» DATA SEGMENT
━━━━
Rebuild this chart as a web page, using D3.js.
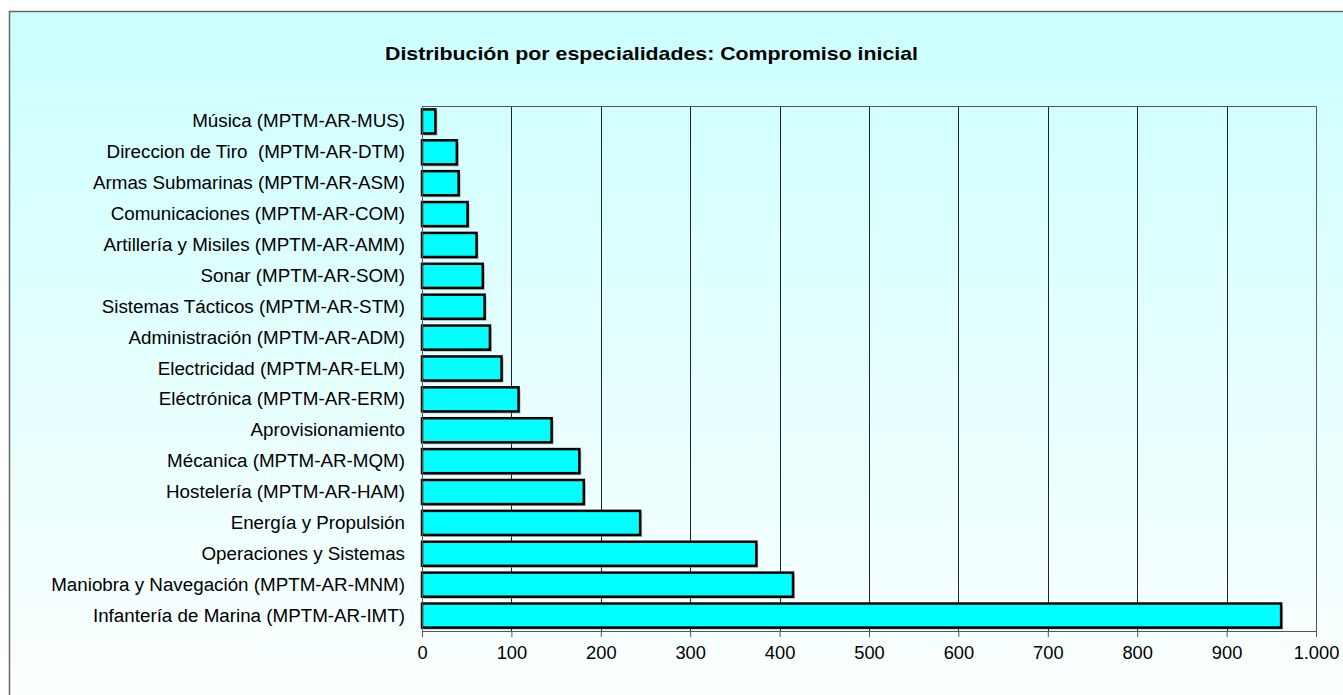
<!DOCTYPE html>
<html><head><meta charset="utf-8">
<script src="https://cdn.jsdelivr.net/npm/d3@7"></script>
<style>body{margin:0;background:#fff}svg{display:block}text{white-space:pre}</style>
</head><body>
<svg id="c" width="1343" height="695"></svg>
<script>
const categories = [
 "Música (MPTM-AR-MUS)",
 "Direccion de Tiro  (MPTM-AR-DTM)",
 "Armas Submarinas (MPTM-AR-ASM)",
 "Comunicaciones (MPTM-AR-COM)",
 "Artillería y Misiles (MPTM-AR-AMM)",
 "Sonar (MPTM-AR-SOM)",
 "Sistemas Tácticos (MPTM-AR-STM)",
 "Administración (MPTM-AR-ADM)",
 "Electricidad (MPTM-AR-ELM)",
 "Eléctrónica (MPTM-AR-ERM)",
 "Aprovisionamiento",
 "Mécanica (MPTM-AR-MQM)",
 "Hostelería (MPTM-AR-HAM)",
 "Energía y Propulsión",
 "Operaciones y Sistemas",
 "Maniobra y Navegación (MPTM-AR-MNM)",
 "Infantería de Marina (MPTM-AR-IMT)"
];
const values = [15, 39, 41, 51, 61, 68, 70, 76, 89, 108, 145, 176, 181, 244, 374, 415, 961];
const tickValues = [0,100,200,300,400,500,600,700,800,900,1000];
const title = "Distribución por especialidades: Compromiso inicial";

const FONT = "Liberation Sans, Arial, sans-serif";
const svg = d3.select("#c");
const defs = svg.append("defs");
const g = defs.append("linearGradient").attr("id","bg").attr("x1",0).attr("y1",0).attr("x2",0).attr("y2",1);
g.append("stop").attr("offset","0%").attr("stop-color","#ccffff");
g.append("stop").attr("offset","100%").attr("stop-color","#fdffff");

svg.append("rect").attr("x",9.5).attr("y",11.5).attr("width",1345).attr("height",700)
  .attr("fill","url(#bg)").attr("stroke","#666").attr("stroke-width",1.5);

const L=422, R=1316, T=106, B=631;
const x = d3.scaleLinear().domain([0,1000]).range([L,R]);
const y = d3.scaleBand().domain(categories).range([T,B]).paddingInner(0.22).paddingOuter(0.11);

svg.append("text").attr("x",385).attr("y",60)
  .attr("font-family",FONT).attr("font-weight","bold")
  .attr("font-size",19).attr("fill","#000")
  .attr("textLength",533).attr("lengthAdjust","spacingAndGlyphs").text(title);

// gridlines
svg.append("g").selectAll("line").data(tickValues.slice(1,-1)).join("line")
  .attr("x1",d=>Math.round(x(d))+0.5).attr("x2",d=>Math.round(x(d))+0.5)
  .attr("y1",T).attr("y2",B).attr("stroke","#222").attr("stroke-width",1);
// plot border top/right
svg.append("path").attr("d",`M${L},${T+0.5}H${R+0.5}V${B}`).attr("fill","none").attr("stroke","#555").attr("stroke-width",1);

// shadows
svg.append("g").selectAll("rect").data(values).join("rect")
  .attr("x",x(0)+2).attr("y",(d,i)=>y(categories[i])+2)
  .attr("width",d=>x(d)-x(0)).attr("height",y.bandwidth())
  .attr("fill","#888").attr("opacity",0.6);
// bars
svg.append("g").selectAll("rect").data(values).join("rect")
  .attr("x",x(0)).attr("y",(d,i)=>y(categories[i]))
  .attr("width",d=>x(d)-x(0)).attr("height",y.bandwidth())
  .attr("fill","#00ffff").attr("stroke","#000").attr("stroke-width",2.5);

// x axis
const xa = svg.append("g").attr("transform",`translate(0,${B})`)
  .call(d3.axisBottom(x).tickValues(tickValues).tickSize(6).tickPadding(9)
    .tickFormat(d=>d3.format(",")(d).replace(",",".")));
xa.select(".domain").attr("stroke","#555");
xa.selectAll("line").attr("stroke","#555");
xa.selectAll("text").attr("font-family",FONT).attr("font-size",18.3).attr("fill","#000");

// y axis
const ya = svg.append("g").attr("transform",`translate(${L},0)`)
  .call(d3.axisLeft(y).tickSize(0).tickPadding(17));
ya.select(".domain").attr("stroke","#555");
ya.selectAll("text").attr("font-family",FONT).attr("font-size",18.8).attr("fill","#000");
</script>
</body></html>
━━━━
Output the material word for word, omitting its pictures.

Rebuild this chart as a web page, using D3.js.
<!DOCTYPE html>
<html><head><meta charset="utf-8">
<script src="https://cdn.jsdelivr.net/npm/d3@7"></script>
<style>body{margin:0;background:#fff}svg{display:block}text{white-space:pre}</style>
</head><body>
<svg id="c" width="1343" height="695"></svg>
<script>
const categories = [
 "Música (MPTM-AR-MUS)",
 "Direccion de Tiro  (MPTM-AR-DTM)",
 "Armas Submarinas (MPTM-AR-ASM)",
 "Comunicaciones (MPTM-AR-COM)",
 "Artillería y Misiles (MPTM-AR-AMM)",
 "Sonar (MPTM-AR-SOM)",
 "Sistemas Tácticos (MPTM-AR-STM)",
 "Administración (MPTM-AR-ADM)",
 "Electricidad (MPTM-AR-ELM)",
 "Eléctrónica (MPTM-AR-ERM)",
 "Aprovisionamiento",
 "Mécanica (MPTM-AR-MQM)",
 "Hostelería (MPTM-AR-HAM)",
 "Energía y Propulsión",
 "Operaciones y Sistemas",
 "Maniobra y Navegación (MPTM-AR-MNM)",
 "Infantería de Marina (MPTM-AR-IMT)"
];
const values = [15, 39, 41, 51, 61, 68, 70, 76, 89, 108, 145, 176, 181, 244, 374, 415, 961];
const tickValues = [0,100,200,300,400,500,600,700,800,900,1000];
const title = "Distribución por especialidades: Compromiso inicial";

const FONT = "Liberation Sans, Arial, sans-serif";
const svg = d3.select("#c");
const defs = svg.append("defs");
const g = defs.append("linearGradient").attr("id","bg").attr("x1",0).attr("y1",0).attr("x2",0).attr("y2",1);
g.append("stop").attr("offset","0%").attr("stop-color","#ccffff");
g.append("stop").attr("offset","100%").attr("stop-color","#fdffff");

svg.append("rect").attr("x",9.5).attr("y",11.5).attr("width",1345).attr("height",700)
  .attr("fill","url(#bg)").attr("stroke","#666").attr("stroke-width",1.5);

const L=422, R=1316, T=106, B=631;
const x = d3.scaleLinear().domain([0,1000]).range([L,R]);
const y = d3.scaleBand().domain(categories).range([T,B]).paddingInner(0.22).paddingOuter(0.11);

svg.append("text").attr("x",385).attr("y",60)
  .attr("font-family",FONT).attr("font-weight","bold")
  .attr("font-size",19).attr("fill","#000")
  .attr("textLength",533).attr("lengthAdjust","spacingAndGlyphs").text(title);

// gridlines
svg.append("g").selectAll("line").data(tickValues.slice(1,-1)).join("line")
  .attr("x1",d=>Math.round(x(d))+0.5).attr("x2",d=>Math.round(x(d))+0.5)
  .attr("y1",T).attr("y2",B).attr("stroke","#222").attr("stroke-width",1);
// plot border top/right
svg.append("path").attr("d",`M${L},${T+0.5}H${R+0.5}V${B}`).attr("fill","none").attr("stroke","#555").attr("stroke-width",1);

// shadows
svg.append("g").selectAll("rect").data(values).join("rect")
  .attr("x",x(0)+2).attr("y",(d,i)=>y(categories[i])+2)
  .attr("width",d=>x(d)-x(0)).attr("height",y.bandwidth())
  .attr("fill","#888").attr("opacity",0.6);
// bars
svg.append("g").selectAll("rect").data(values).join("rect")
  .attr("x",x(0)).attr("y",(d,i)=>y(categories[i]))
  .attr("width",d=>x(d)-x(0)).attr("height",y.bandwidth())
  .attr("fill","#00ffff").attr("stroke","#000").attr("stroke-width",2.5);

// x axis
const xa = svg.append("g").attr("transform",`translate(0,${B})`)
  .call(d3.axisBottom(x).tickValues(tickValues).tickSize(6).tickPadding(9)
    .tickFormat(d=>d3.format(",")(d).replace(",",".")));
xa.select(".domain").attr("stroke","#555");
xa.selectAll("line").attr("stroke","#555");
xa.selectAll("text").attr("font-family",FONT).attr("font-size",18.3).attr("fill","#000");

// y axis
const ya = svg.append("g").attr("transform",`translate(${L},0)`)
  .call(d3.axisLeft(y).tickSize(0).tickPadding(17));
ya.select(".domain").attr("stroke","#555");
ya.selectAll("text").attr("font-family",FONT).attr("font-size",18.8).attr("fill","#000");
</script>
</body></html>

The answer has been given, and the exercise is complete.